MEXICO CITY (Reuters) - Mixed signals from the U.S. economy are clouding the growth outlook for Mexico and it needs to be ready for the shocks that could accompany a possible withdrawal of U.S. monetary stimulus, Finance Minister Luis Videgaray said on Wednesday.
Mexico’s government last week cut its growth outlook for 2013 to 3.1 percent from 3.5 percent after a soft first quarter, and Videgaray said Latin America’s No. 2 economy has been hurt by weaker U.S. demand for its exports.
“Without a doubt the most important thing is the weakness in the growth of the United States ... which still shows mixed signals,” Videgaray told the Reuters Latin America Investment Summit in Mexico City. “We have good data in the United States and the next day we have discouraging data.”
Mexico sends nearly 80 percent of its exports to its northern neighbor and solid U.S. demand for Mexican goods has helped support its economy during sluggish global growth during the last two years.
“Clearly, we think that the U.S. economy has a good horizon out there, but we are still not there, and without a doubt this affects Mexican exports and aggregate Mexican demand,” he said.
Videgaray said it was still unclear if Mexico’s government, which has to balance its budget this year by law, would need to cut public spending.
“It is still too premature to establish if there will be a drop in income or not. Remember, other elements of public revenue are above what was established in the budget law, such as the price of oil,” Videgaray said.
Mexico’s 2013 budget estimated an average oil price of $86 per barrel, while the price of its export mix has averaged about $94 per barrel so far this year.
Videgaray managed President Enrique Pena Nieto’s campaign last year and is seen as one of the architects of a pact with the two main opposition parties to pursue an ambitious reform agenda.
Mexico’s divided Congress has approved major education and telecommunications bills since Pena Nieto took office in December, appearing to mark a break with about 15 years of legislative deadlock on tough issues.
However, divisions within the main conservative opposition party could undermine support for the pact ahead of talks on key energy and fiscal reforms planned for the second half of the year.
“The Pact for Mexico is being tested every day and the government is working every day to preserve this climate of cordiality that allows for these agreements,” Videgaray said.
He said Mexico is eyeing the possibility that the U.S. Federal Reserve will begin paring back its massive monetary stimulus, which has helped the U.S. economy and fed into global demand for riskier assets such as emerging market debt and currencies.
Policymakers in emerging markets around the world are concerned that their currencies are becoming too strong and that the huge capital inflows could quickly reverse if the Federal Reserve pulls back from the stimulus measures.

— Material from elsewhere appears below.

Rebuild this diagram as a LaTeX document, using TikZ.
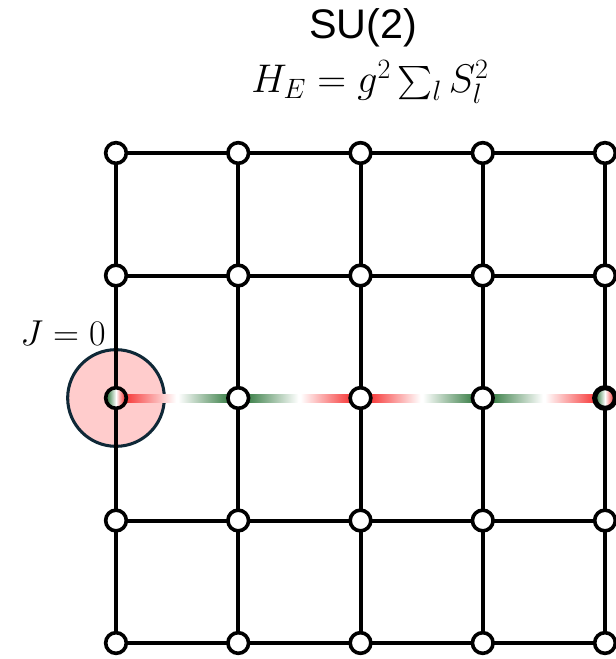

“This was one of the important themes discussed at the G20 meetings in Washington: what are the exit mechanisms when liquidity returns to normal levels. Without any doubt, Mexico is preparing for it and Mexico has to be prepared,” he said.
“It is not something that we think will happen in the coming weeks, nor probably in the coming months, but eventually global monetary policy will return to normal,” Videgaray said.
Foreign holdings of peso-denominated debt have risen more than six-fold since the start of 2009 to about 1.75 trillion Mexican pesos ($142 billion) this May. Mexico has nearly $170 billion in reserves plus a flexible credit line with the International Monetary Fund worth more than $70 billion.
Mexico’s central bank cut its benchmark interest rate in March to a record low of 4.0 percent in what was seen as a bid to try to slow the tide of yield-hungry investors surging into Mexican markets. Analysts expect the central bank could cut interest rates again once a current spike in inflation subsides.
Yields on Mexican peso bonds have hit successive record lows, while Mexico’s peso earlier this month hit its strongest level since August 2011.
Videgaray said there were no current plans to change the country’s foreign exchange policy. Mexico has eschewed the types of direct intervention that other emerging market economies have used to try to tame unwanted currency gains.